Why don't they use HSMs instead? The whole point of those hardwares is to preven...

toast0 · on Sept 6, 2023

These guys [1] claim to have "the fastest payment HSM in the world, capable of processing over 20,000 transactions per second." I imagine the peak load for signing authtokens for Microsoft accounts is way higher than that.

[1] https://www.futurex.com/download/excrypt-ssp-enterprise-v-2-...

A1kmm · on Sept 7, 2023

So once an hour, each auth server requests a certificate (for a new private key) from the HSM. It caches that for the hour, and issues certificates for the clients signed by its private key - and puts them in a token including the chain with the cert from the HSM and the cert from the auth server. Clients validate no cert in the chain is expired.

That way, the HSM only needs to do one transaction per hour per auth server. If auth tokens need to be valid for 24 hours, then the certificates from the HSM need to be valid for about 25 hours (plus some leeway for refresh delays maybe).

If someone compromises the auth server and gets the private key (or gets in a position to request a cert from the HSM), then it is still quite bad in the sense that they have up to 25 hours to exploit it. But if this is only one of many controls, it still provides significant defence in depth, and cuts off certain types of attacks, especially for APTs who might not have any available TTPs to gain persistence in a highly secure auth server environment and who only briefly manage to gain access or get access to stale information as in this case.

timmclean · on Sept 7, 2023

Is there a reason why they couldn't split the load across multiple HSM? For something so sensitive I would've expected a design where one or more root/master keys (held in HSM) are periodically used to sign certificates for temporary keys (which are also held in HSM). The HSMs with the temporary keys would handle the production traffic. As long as the verification process can validate a certificate chain, then this design should allow them to scale to as many HSMs as are needed to handle the load...

toast0 · on Sept 7, 2023

HSM are expensive, the performance is bad, and administration is a pain. They're almost certainly running many clusters of their auth servers around the world, and would need significant capacity at all the locations, in case traffic shifts.

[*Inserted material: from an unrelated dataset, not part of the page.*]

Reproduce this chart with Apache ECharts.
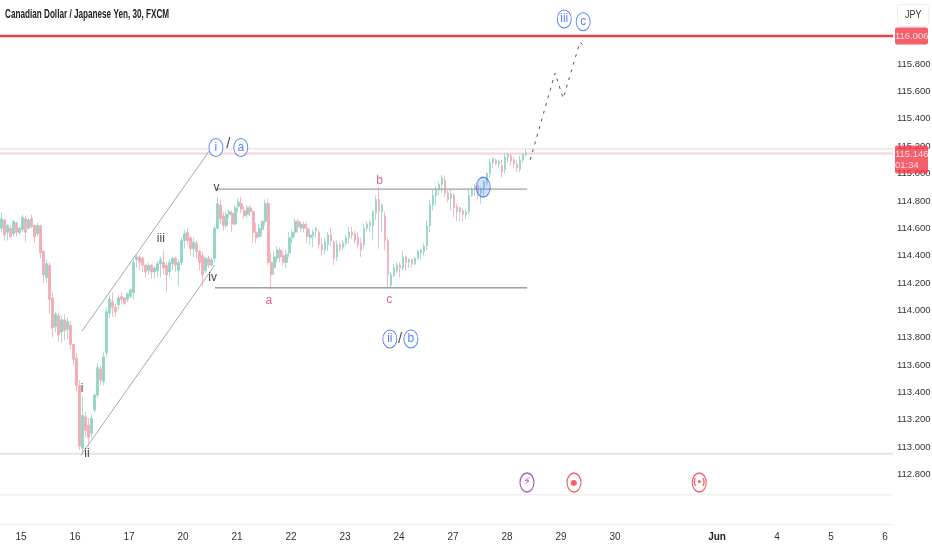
<!DOCTYPE html>
<html><head><meta charset="utf-8"><style>html,body{margin:0;padding:0;background:#fff}#c{width:932px;height:550px}</style>
<script src="https://cdn.jsdelivr.net/npm/echarts@6/dist/echarts.min.js"></script></head><body><div id="c"></div>
<script>
// Candles: [open, close, low, high] grouped by session
const daySlots = 298;
const dayPrior = [[114.60,114.67,114.57,114.72],[114.66,114.55,114.51,114.67],[114.57,114.62,114.51,114.63],[114.60,114.54,114.53,114.62],[114.56,114.65,114.54,114.66],[114.64,114.57,114.54,114.65],[114.57,114.60,114.55,114.61]];
const day15 = [[114.59,114.68,114.57,114.70],[114.67,114.57,114.50,114.69],[114.60,114.66,114.59,114.68],[114.67,114.61,114.60,114.70],[114.62,114.54,114.49,114.63],[114.56,114.62,114.54,114.64],[114.62,114.42,114.38,114.62],[114.43,114.26,114.20,114.44],[114.24,114.34,114.20,114.37],[114.33,114.08,113.98,114.35],[114.09,113.87,113.80,114.13],[113.88,113.97,113.84,113.99],[113.96,113.82,113.77,113.98],[113.84,113.93,113.76,113.96],[113.93,113.85,113.78,113.97],[113.86,113.92,113.79,113.95],[113.89,113.75,113.71,113.92],[113.75,113.64,113.60,113.75]];
const day16 = [[113.65,113.45,113.40,113.69],[113.45,113.01,112.98,113.49],[112.99,113.23,112.95,113.37],[113.22,113.12,113.07,113.26],[113.16,113.07,113.01,113.21],[113.10,113.21,113.07,113.24],[113.27,113.38,113.25,113.39],[113.38,113.58,113.36,113.61],[113.57,113.49,113.45,113.59],[113.48,113.66,113.45,113.69],[113.69,113.99,113.66,114.02],[113.98,114.08,113.94,114.11],[114.06,114.02,113.95,114.13],[114.02,113.99,113.95,114.05],[114.04,114.09,114.00,114.11],[114.10,114.08,114.05,114.13],[114.09,114.05,114.04,114.10],[114.08,114.12,114.06,114.13]];
const day17 = [[114.10,114.15,114.09,114.16],[114.13,114.35,114.08,114.37],[114.37,114.39,114.31,114.41],[114.39,114.35,114.29,114.40],[114.38,114.33,114.28,114.39],[114.33,114.28,114.24,114.34],[114.29,114.33,114.26,114.35],[114.33,114.28,114.23,114.34],[114.28,114.31,114.23,114.32],[114.29,114.34,114.24,114.36],[114.34,114.37,114.24,114.39],[114.35,114.31,114.26,114.44],[114.33,114.26,114.13,114.35],[114.28,114.35,114.24,114.37],[114.34,114.38,114.29,114.39],[114.38,114.33,114.28,114.39],[114.29,114.35,114.18,114.37],[114.35,114.51,114.33,114.53]];
const day20 = [[114.51,114.56,114.45,114.59],[114.57,114.51,114.48,114.60],[114.53,114.45,114.40,114.54],[114.45,114.50,114.39,114.53],[114.49,114.43,114.38,114.51],[114.43,114.35,114.29,114.44],[114.40,114.26,114.18,114.43],[114.29,114.38,114.27,114.39],[114.38,114.33,114.31,114.40],[114.33,114.37,114.32,114.39],[114.38,114.60,114.35,114.62],[114.60,114.78,114.59,114.83],[114.77,114.67,114.63,114.81],[114.69,114.62,114.58,114.72],[114.62,114.70,114.60,114.72],[114.70,114.72,114.67,114.74],[114.71,114.63,114.57,114.73],[114.63,114.75,114.62,114.77]];
const day21 = [[114.76,114.79,114.72,114.82],[114.78,114.74,114.71,114.83],[114.73,114.69,114.67,114.76],[114.70,114.75,114.68,114.77],[114.75,114.72,114.69,114.77],[114.72,114.57,114.49,114.73],[114.57,114.53,114.49,114.64],[114.54,114.60,114.53,114.63],[114.59,114.65,114.54,114.66],[114.65,114.78,114.62,114.81],[114.78,114.35,114.33,114.82],[114.35,114.26,114.15,114.43],[114.31,114.39,114.26,114.43],[114.38,114.44,114.35,114.47],[114.44,114.39,114.35,114.46],[114.40,114.35,114.33,114.43],[114.35,114.41,114.31,114.44],[114.42,114.53,114.39,114.57]];
const day22 = [[114.53,114.57,114.49,114.59],[114.57,114.65,114.54,114.67],[114.65,114.61,114.57,114.67],[114.60,114.63,114.57,114.65],[114.63,114.60,114.57,114.65],[114.60,114.54,114.49,114.65],[114.53,114.55,114.48,114.59],[114.54,114.57,114.46,114.59],[114.58,114.60,114.53,114.61],[114.57,114.48,114.45,114.59],[114.48,114.44,114.40,114.53],[114.44,114.50,114.41,114.53],[114.48,114.55,114.43,114.57],[114.55,114.51,114.47,114.60],[114.50,114.38,114.33,114.51],[114.39,114.48,114.36,114.51],[114.48,114.45,114.43,114.50],[114.46,114.49,114.44,114.51]];
const day23 = [[114.49,114.53,114.47,114.55],[114.53,114.57,114.49,114.61],[114.57,114.55,114.52,114.61],[114.56,114.51,114.49,114.58],[114.53,114.48,114.45,114.57],[114.49,114.44,114.39,114.53],[114.48,114.60,114.45,114.63],[114.60,114.63,114.58,114.65],[114.62,114.64,114.57,114.66],[114.62,114.72,114.51,114.73],[114.71,114.81,114.66,114.84],[114.81,114.72,114.45,114.90],[114.72,114.77,114.57,114.78],[114.69,114.51,114.44,114.72],[114.51,114.26,114.16,114.53],[114.18,114.26,114.16,114.28],[114.25,114.31,114.24,114.34],[114.29,114.33,114.27,114.35]];
const day24 = [[114.33,114.31,114.24,114.35],[114.31,114.39,114.29,114.43],[114.39,114.35,114.29,114.40],[114.35,114.37,114.31,114.38],[114.37,114.34,114.31,114.38],[114.34,114.38,114.33,114.39],[114.38,114.43,114.37,114.44],[114.42,114.44,114.37,114.45],[114.43,114.47,114.40,114.49],[114.47,114.62,114.44,114.66],[114.62,114.77,114.57,114.81],[114.77,114.84,114.73,114.88],[114.84,114.88,114.76,114.91],[114.88,114.92,114.84,114.94],[114.92,114.97,114.86,114.99],[114.95,114.86,114.83,114.98],[114.86,114.81,114.79,114.88],[114.82,114.85,114.73,114.88]];
const day27 = [[114.84,114.75,114.68,114.86],[114.76,114.72,114.65,114.78],[114.72,114.75,114.65,114.76],[114.73,114.70,114.65,114.75],[114.70,114.72,114.67,114.74],[114.72,114.84,114.70,114.88],[114.84,114.88,114.83,114.90],[114.88,114.91,114.84,114.92],[114.91,114.86,114.81,114.93],[114.86,114.89,114.78,114.90],[114.88,114.94,114.83,114.95],[114.93,115.00,114.91,115.01],[115.00,115.08,114.97,115.11],[115.08,115.11,115.04,115.12],[115.10,115.07,115.06,115.11],[115.07,115.09,115.04,115.10],[115.06,115.01,114.97,115.10],[115.03,115.12,115.00,115.15]];
const day28 = [[115.12,115.14,115.08,115.15],[115.13,115.09,115.06,115.15],[115.10,115.07,115.04,115.12],[115.07,115.04,115.01,115.10],[115.03,115.10,115.01,115.13],[115.10,115.14,115.08,115.15],[115.14,115.15,115.12,115.18]];

// Axis ticks
const priceTicks = [112.8,113.0,113.2,113.4,113.6,113.8,114.0,114.2,114.4,114.6,114.8,115.0,115.2,115.4,115.6,115.8];
const dayTicks  = [0,1,2,3,4,5,6,7,8,9,10,11,12.89,14,15,16];
const dayLabels = ['15','16','17','20','21','22','23','24','27','28','29','30','Jun','4','5','6'];

// Levels and drawings: [sessionPosition, price]
const tStart = -0.389, tEnd = 16.148;
const targetLevel = 116.006, lastPrice = 115.146, upperLevel = 115.18, lowLevel = 112.95, faintLevel = 112.65;
const channelUpper = [[1.13,113.848],[3.5,115.172]];
const channelLower = [[1.11,112.94],[3.59,114.33]];
const boxTop = [[3.61,114.886],[9.37,114.886]];
const boxBottom = [[3.59,114.165],[9.37,114.165]];
const projection = [[9.43,115.10],[9.89,115.735],[10.04,115.55],[10.35,115.96],[10.41,115.94]];
const blackLabels = [['i',1.13,113.43],['ii',1.22,112.95],['iii',2.59,114.52],['iv',3.55,114.235],['v',3.62,114.90]];
const redLabels = [['a',4.59,114.07],['b',6.64,114.945],['c',6.82,114.08]];
const circledLabels = [['i',3.61,115.19],['a',4.07,115.19],['ii',6.83,113.79],['b',7.22,113.79],['iii',10.06,116.13],['c',10.41,116.11]];
const slashLabels = [[3.84,115.22],[7.02,113.79]];
const entryMark = [[8.56,114.90]];
const lightningEvents = [[9.37,112.74]];
const dotEvents = [[10.24,112.74]];
const liveEvents = [[12.56,112.74]];

const FONT = '"Liberation Sans",sans-serif';
const candles = [].concat(dayPrior,day15,day16,day17,day20,day21,day22,day23,day24,day27,day28);
const slots = Array.from({length:daySlots},(_,i)=>String(i));
const hline = (v,color,width)=>({type:'line',xAxisIndex:1,data:[[tStart,v],[tEnd,v]],symbol:'none',silent:true,animation:false,lineStyle:{color,width}});
const seg = (data,color,width,type)=>({type:'line',xAxisIndex:1,data,symbol:'none',silent:true,animation:false,z:4,lineStyle:{color,width,type:type||'solid'}});
const textSeries = (rows,color,size)=>({type:'scatter',xAxisIndex:1,symbolSize:0,z:6,animation:false,
  data:rows.map(r=>({value:[r[1],r[2]],label:{formatter:r[0]}})),
  label:{show:true,position:'inside',color,fontSize:size,fontFamily:FONT}});
const events = (rows,color,glyph,gsize)=>({type:'scatter',xAxisIndex:1,symbol:'circle',symbolSize:[14,19],z:6,animation:false,data:rows,
  itemStyle:{color:'#fff',borderColor:color,borderWidth:1.3},
  label:{show:true,position:'inside',formatter:glyph,color,fontSize:gsize,fontWeight:'bold',fontFamily:'"DejaVu Sans",sans-serif'}});
const tag = (v,text,extra)=>({type:'scatter',xAxisIndex:1,symbolSize:0,z:20,clip:false,animation:false,data:[[tEnd,v]],
  label:Object.assign({show:true,position:'right',distance:0,offset:[2,0],formatter:text,color:'#fff',backgroundColor:'#f23645',padding:[3,0,3,0],width:33,align:'left',fontSize:9.5,lineHeight:11,fontFamily:FONT,borderRadius:2},extra||{})});

const chart = echarts.init(document.getElementById('c'),null,{renderer:'canvas'});
chart.setOption({
  animation:false,backgroundColor:'#fff',
  grid:{left:0,right:39,top:0,bottom:26,outerBoundsMode:'none'},
  xAxis:[
    {type:'category',data:slots,show:false,boundaryGap:true},
    {type:'value',position:'bottom',min:tStart,max:tEnd,splitLine:{show:false},
     axisLine:{show:true,onZero:false,lineStyle:{color:'#eceef2'}},axisTick:{show:false,customValues:dayTicks},
     axisLabel:{customValues:dayTicks,margin:8,color:'#333',fontSize:10,fontFamily:FONT,
       formatter:v=>{const i=dayTicks.indexOf(v);const s=i<0?'':dayLabels[i];return s==='Jun'?'{b|Jun}':s;},rich:{b:{fontWeight:'bold',color:'#222',fontSize:10,fontFamily:FONT}}}}
  ],
  yAxis:[{type:'value',position:'right',min:112.437,max:116.269,scale:true,splitLine:{show:false},
    axisLine:{show:false},axisTick:{show:false,customValues:priceTicks},
    axisLabel:{customValues:priceTicks,margin:4,color:'#333',fontSize:9.5,fontFamily:FONT,formatter:v=>v.toFixed(3)}}],
  series:[
    hline(faintLevel,'#e8e8e8',1),
    hline(lowLevel,'#e6e6e6',2),
    hline(upperLevel,'#dcdcdc',1),
    hline(lastPrice,'#f8d2d6',2),
    hline(targetLevel,'#e0404e',2.4),
    {type:'candlestick',xAxisIndex:0,data:candles,barWidth:2.2,animation:false,z:3,silent:true,
      itemStyle:{color:'#8fd3c6',color0:'#f3aab2',borderColor:'#8fd3c6',borderColor0:'#f3aab2',borderWidth:0.8}},
    seg(channelUpper,'#a8a8a8',1),
    seg(channelLower,'#a8a8a8',1),
    seg(boxTop,'#a0a0a0',1.4),
    seg(boxBottom,'#a0a0a0',1.4),
    seg(projection,'#555',1,[3,5]),
    {type:'scatter',xAxisIndex:1,symbol:'circle',symbolSize:[14,20],z:7,animation:false,data:entryMark,
      itemStyle:{color:'rgba(41,98,255,0.25)',borderColor:'#2962ff',borderWidth:1}},
    textSeries(blackLabels,'#111',12),
    textSeries(redLabels,'#e0395a',12),
    {type:'scatter',xAxisIndex:1,symbol:'circle',symbolSize:[14,18],z:6,animation:false,
      data:circledLabels.map(r=>({value:[r[1],r[2]],label:{formatter:r[0]}})),
      itemStyle:{color:'#fff',borderColor:'#2962ff',borderWidth:1},
      label:{show:true,position:'inside',color:'#2962ff',fontSize:12,fontFamily:FONT}},
    {type:'scatter',xAxisIndex:1,symbolSize:0,z:6,animation:false,data:slashLabels,
      label:{show:true,position:'inside',formatter:'/',color:'#222',fontSize:15,fontFamily:FONT}},
    events(lightningEvents,'#9c27b0','\u26A1\uFE0E',11),
    events(dotEvents,'#f23645','\u25CF',8),
    events(liveEvents,'#f23645','(\u2022)',8),
    tag(targetLevel,'116.006'),
    tag(lastPrice,'115.146\n01:34',{offset:[2,6]})
  ],
  graphic:[
    {type:'text',x:5,y:9,scaleX:0.68,style:{text:'Canadian Dollar / Japanese Yen, 30, FXCM',fill:'#222',font:'bold 12px '+FONT},z:31},
    {type:'rect',left:897,top:4,shape:{width:31,height:22,r:3},style:{fill:'#fff',stroke:'#eceef2',lineWidth:1},z:30},
    {type:'text',x:905,y:10,scaleX:0.85,style:{text:'JPY',fill:'#333',font:'10.5px '+FONT},z:31}
  ]
});
</script></body></html>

It's probably a better idea to pursue short lived private keys, rather than HSMs. If the timeline is accurate, the key was saved in a crash dump in 2021 and used for evil in 2023, monthly or quarterly rotation would have made the key useless in the two year period.

A certificate chain is a little too long to include in access tokens, IMHO, but I don't know how Microsoft's auth systems work.

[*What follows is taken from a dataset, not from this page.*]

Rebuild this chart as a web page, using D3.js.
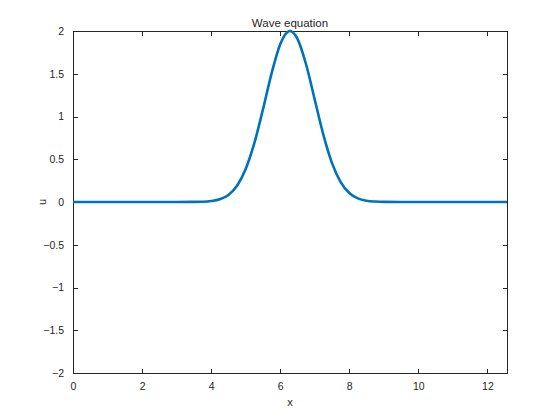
<!DOCTYPE html>
<html>
<head>
<meta charset="utf-8">
<script src="https://cdn.jsdelivr.net/npm/d3@7"></script>
<style>
  html, body { margin: 0; padding: 0; background: #fff; }
  svg { display: block; }
  text { font-family: "Liberation Sans", "DejaVu Sans", sans-serif; fill: #262626; }
</style>
</head>
<body>
<script>
// Data
const xValues = [0, 1, 2, 3, 3.5, 3.75, 4.0, 4.25, 4.5, 4.75, 5.0, 5.25, 5.5, 5.75, 6.0, 6.25, 6.28, 6.5, 6.75, 7.0, 7.25, 7.5, 7.75, 8.0, 8.25, 8.5, 8.75, 9.0, 9.5, 10, 11, 12, 12.566];
const uValues = [0, 0, 0, 0, 0.001, 0.003, 0.011, 0.032, 0.083, 0.19, 0.386, 0.688, 1.083, 1.505, 1.846, 1.998, 2.0, 1.908, 1.608, 1.196, 0.785, 0.455, 0.233, 0.105, 0.042, 0.015, 0.005, 0.001, 0, 0, 0, 0, 0];
const xTicks = [0, 2, 4, 6, 8, 10, 12];
const yTicks = [-2, -1.5, -1, -0.5, 0, 0.5, 1, 1.5, 2];
const titleText = "Wave equation";
const xLabel = "x";
const yLabel = "u";

const W = 560, H = 420;
const margin = { left: 73, right: 53, top: 31, bottom: 47 };
const svg = d3.select("body").append("svg").attr("width", W).attr("height", H);

const x = d3.scaleLinear().domain([0, 4 * Math.PI]).range([margin.left, W - margin.right]);
const y = d3.scaleLinear().domain([-2, 2]).range([H - margin.bottom, margin.top]);

const axisColor = "#262626";
const tickLen = 4.5;

// Box
svg.append("rect")
  .attr("x", x.range()[0]).attr("y", y.range()[1])
  .attr("width", x.range()[1] - x.range()[0])
  .attr("height", y.range()[0] - y.range()[1])
  .attr("fill", "none").attr("stroke", axisColor).attr("stroke-width", 1)
  .attr("shape-rendering", "crispEdges");

function styleAxis(g) {
  g.select(".domain").remove();
  g.selectAll(".tick line").attr("stroke", axisColor).attr("shape-rendering", "crispEdges");
  g.selectAll(".tick text").style("font-size", "10.5px").attr("fill", axisColor);
}

// Bottom axis (ticks inward)
svg.append("g")
  .attr("transform", `translate(0,${y.range()[0]})`)
  .call(d3.axisBottom(x).tickValues(xTicks).tickSizeInner(-tickLen).tickSizeOuter(0).tickPadding(10).tickFormat(d3.format("d")))
  .call(styleAxis);
// Top ticks
svg.append("g")
  .attr("transform", `translate(0,${y.range()[1]})`)
  .call(d3.axisTop(x).tickValues(xTicks).tickSizeInner(-tickLen).tickSizeOuter(0).tickFormat(""))
  .call(styleAxis);
// Left axis
svg.append("g")
  .attr("transform", `translate(${x.range()[0]},0)`)
  .call(d3.axisLeft(y).tickValues(yTicks).tickSizeInner(-tickLen).tickSizeOuter(0).tickPadding(9)
    .tickFormat(d => d3.format("")(d).replace("-", "\u2212")))
  .call(styleAxis);
// Right ticks
svg.append("g")
  .attr("transform", `translate(${x.range()[1]},0)`)
  .call(d3.axisRight(y).tickValues(yTicks).tickSizeInner(-tickLen).tickSizeOuter(0).tickFormat(""))
  .call(styleAxis);

// Line
const pts = xValues.map((v, i) => [v, uValues[i]]);
const clipId = "plotclip";
svg.append("clipPath").attr("id", clipId).append("rect")
  .attr("x", x.range()[0]).attr("y", y.range()[1] - 3)
  .attr("width", x.range()[1] - x.range()[0]).attr("height", y.range()[0] - y.range()[1] + 6);
svg.append("path")
  .datum(pts)
  .attr("clip-path", `url(#${clipId})`)
  .attr("fill", "none")
  .attr("stroke", "#0072BD")
  .attr("stroke-width", 2.6)
  .attr("stroke-linejoin", "round")
  .attr("d", d3.line().x(d => x(d[0])).y(d => y(d[1])).curve(d3.curveMonotoneX));

// Title and labels
svg.append("text")
  .attr("x", (x.range()[0] + x.range()[1]) / 2).attr("y", 26.5)
  .attr("text-anchor", "middle").style("font-size", "11.5px")
  .text(titleText);
svg.append("text")
  .attr("x", (x.range()[0] + x.range()[1]) / 2).attr("y", 406)
  .attr("text-anchor", "middle").style("font-size", "11px")
  .text(xLabel);
svg.append("text")
  .attr("transform", `translate(46,${y(0)}) rotate(-90)`)
  .attr("text-anchor", "middle").style("font-size", "11px")
  .text(yLabel);
</script>
</body>
</html>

twisteriffic · on Sept 7, 2023

According to https://www.wiz.io/blog/storm-0558-compromised-microsoft-key...

The key expired in April 2021. Short lived keys only work if you actually check for expiry, which it appears they weren't doing.

olliej · on Sept 6, 2023

They way they discribed I assumed that the crashlog they got was from an HSM?

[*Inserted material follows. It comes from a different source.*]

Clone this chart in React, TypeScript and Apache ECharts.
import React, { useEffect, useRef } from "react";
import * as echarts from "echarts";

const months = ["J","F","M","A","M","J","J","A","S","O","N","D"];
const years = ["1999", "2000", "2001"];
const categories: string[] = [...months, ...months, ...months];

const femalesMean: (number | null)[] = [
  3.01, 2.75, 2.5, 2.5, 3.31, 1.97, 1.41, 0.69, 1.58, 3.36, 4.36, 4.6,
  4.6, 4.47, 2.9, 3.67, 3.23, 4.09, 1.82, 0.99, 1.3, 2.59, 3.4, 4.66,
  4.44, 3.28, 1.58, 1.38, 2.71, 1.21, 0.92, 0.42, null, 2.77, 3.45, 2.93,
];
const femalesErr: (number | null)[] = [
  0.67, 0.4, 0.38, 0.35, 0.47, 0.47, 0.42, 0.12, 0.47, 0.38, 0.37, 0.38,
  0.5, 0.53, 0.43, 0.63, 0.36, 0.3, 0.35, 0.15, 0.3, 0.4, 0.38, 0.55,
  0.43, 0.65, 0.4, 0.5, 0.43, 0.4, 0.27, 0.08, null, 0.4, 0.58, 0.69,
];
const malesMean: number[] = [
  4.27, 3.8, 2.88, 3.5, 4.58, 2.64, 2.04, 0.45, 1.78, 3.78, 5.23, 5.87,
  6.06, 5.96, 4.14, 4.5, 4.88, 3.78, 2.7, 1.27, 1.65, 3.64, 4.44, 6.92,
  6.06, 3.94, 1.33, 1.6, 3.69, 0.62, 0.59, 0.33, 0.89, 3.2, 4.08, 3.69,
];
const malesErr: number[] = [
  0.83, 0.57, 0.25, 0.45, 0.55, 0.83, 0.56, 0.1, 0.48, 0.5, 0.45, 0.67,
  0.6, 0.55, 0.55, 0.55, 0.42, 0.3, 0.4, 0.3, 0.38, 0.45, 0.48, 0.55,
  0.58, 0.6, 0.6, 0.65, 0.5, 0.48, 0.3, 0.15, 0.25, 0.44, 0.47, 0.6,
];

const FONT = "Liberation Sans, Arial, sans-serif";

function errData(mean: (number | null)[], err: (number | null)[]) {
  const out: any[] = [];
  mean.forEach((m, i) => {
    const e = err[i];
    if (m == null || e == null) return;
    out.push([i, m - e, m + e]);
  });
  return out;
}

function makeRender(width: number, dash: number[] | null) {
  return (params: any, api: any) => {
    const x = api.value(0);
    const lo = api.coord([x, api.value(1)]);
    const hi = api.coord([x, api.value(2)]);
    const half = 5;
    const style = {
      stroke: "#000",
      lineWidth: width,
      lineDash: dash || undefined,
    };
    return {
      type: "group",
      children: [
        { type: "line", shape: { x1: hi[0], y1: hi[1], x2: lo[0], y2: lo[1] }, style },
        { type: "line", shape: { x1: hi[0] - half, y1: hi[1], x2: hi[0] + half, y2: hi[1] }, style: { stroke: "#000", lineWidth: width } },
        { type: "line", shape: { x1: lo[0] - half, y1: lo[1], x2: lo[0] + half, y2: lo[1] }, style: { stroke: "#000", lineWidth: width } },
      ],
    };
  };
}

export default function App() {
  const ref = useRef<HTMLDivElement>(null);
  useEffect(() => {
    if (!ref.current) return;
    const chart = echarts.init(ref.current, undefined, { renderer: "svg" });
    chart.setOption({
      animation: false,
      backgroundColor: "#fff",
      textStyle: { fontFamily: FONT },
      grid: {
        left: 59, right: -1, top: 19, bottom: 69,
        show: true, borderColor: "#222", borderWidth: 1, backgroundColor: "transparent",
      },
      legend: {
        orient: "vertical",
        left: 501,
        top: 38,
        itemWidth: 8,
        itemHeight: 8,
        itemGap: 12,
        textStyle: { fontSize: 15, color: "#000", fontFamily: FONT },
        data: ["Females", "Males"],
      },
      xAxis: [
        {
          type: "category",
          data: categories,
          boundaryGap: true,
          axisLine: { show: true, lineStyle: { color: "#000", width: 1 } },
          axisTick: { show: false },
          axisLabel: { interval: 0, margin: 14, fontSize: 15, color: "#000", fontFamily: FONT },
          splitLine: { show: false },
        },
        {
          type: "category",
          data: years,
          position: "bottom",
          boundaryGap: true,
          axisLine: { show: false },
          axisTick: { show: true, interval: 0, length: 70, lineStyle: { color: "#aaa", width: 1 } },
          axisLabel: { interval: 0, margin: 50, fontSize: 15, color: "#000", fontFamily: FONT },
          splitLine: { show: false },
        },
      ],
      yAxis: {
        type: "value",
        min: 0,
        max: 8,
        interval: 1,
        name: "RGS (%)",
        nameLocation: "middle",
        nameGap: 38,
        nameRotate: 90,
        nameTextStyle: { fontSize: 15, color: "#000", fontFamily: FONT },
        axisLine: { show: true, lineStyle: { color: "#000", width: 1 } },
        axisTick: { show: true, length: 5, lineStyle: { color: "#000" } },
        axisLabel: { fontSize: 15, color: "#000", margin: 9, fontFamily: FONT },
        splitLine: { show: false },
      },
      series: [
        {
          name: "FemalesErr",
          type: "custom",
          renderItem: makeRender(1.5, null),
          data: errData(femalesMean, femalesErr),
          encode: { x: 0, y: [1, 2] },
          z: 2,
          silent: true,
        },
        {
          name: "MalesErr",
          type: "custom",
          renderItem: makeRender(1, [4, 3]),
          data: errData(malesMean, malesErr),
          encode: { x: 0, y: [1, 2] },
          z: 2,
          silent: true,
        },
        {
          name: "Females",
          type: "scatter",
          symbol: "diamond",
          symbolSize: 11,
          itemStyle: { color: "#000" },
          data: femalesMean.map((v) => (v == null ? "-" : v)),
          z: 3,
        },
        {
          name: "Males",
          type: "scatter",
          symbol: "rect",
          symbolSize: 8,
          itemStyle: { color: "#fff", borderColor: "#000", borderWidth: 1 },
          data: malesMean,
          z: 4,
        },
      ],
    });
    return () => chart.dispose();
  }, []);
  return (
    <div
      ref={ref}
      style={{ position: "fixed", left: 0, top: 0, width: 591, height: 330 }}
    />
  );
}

SgtBastard · on Sept 7, 2023

As a sibling commenter mentioned - if a HSM dumps its memory where it contains private key material, that’s a spectacularly bad HSM, which MS wouldn’t have been able to fix the race condition of.

Reading that MS were able to fix the crashing system’s race condition that included the key, it’s likely to have been a long-lived intermediate key for which the private key was held in memory (with a HSM backed root key for chain of trust validation, assuming MS aren’t completely stupid).

The challenge is the sheer scale these servers operate in terms of crypto-OPS… it would melt most dedicated HSMs.

agrajag · on Sept 6, 2023

It would be a gross failure of an HSM to allow private key material to leak in any way.